DATA SHOWN >>
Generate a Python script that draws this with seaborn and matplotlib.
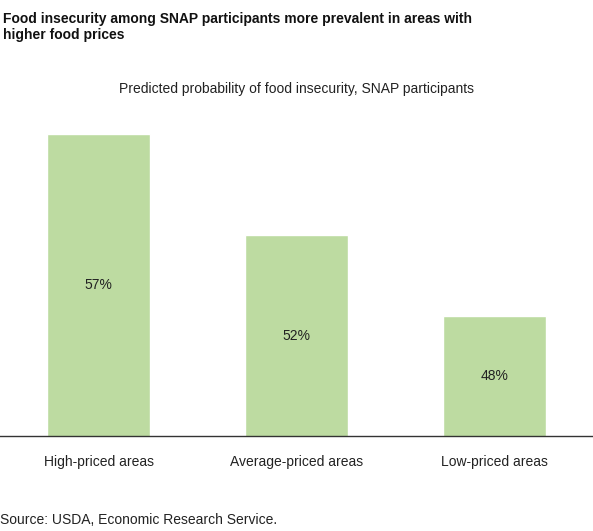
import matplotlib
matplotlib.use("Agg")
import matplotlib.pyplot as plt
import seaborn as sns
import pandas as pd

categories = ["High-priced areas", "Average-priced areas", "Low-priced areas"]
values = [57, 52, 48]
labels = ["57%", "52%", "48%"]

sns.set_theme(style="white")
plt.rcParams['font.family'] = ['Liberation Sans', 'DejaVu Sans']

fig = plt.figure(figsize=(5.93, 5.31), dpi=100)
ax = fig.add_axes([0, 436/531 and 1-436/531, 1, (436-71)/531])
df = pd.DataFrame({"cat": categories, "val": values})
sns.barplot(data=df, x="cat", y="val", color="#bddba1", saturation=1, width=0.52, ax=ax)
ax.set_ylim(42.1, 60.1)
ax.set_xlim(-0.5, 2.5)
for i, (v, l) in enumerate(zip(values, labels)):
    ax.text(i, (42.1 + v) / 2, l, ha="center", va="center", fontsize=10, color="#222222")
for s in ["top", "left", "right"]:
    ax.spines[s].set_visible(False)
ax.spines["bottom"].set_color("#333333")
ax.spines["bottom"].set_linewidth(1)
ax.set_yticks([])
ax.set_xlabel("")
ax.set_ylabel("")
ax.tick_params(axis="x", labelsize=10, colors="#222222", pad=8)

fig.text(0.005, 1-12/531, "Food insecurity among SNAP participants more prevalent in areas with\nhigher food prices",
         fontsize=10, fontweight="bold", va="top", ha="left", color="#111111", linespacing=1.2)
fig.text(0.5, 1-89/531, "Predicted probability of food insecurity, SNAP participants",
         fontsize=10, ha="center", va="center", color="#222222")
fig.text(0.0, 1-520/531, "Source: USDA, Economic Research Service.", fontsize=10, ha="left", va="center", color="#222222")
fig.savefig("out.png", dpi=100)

WHAT YOU WILL DO >> Restate each line from the start of the listing through the line bearing "plt.rcParams['font.family'] = ['Liberation" word for word. Drop the pictures.

CORRECT RESULT >>
Generate a Python script that draws this with seaborn and matplotlib.
import matplotlib
matplotlib.use("Agg")
import matplotlib.pyplot as plt
import seaborn as sns
import pandas as pd

categories = ["High-priced areas", "Average-priced areas", "Low-priced areas"]
values = [57, 52, 48]
labels = ["57%", "52%", "48%"]

sns.set_theme(style="white")
plt.rcParams['font.family'] = ['Liberation Sans', 'DejaVu Sans']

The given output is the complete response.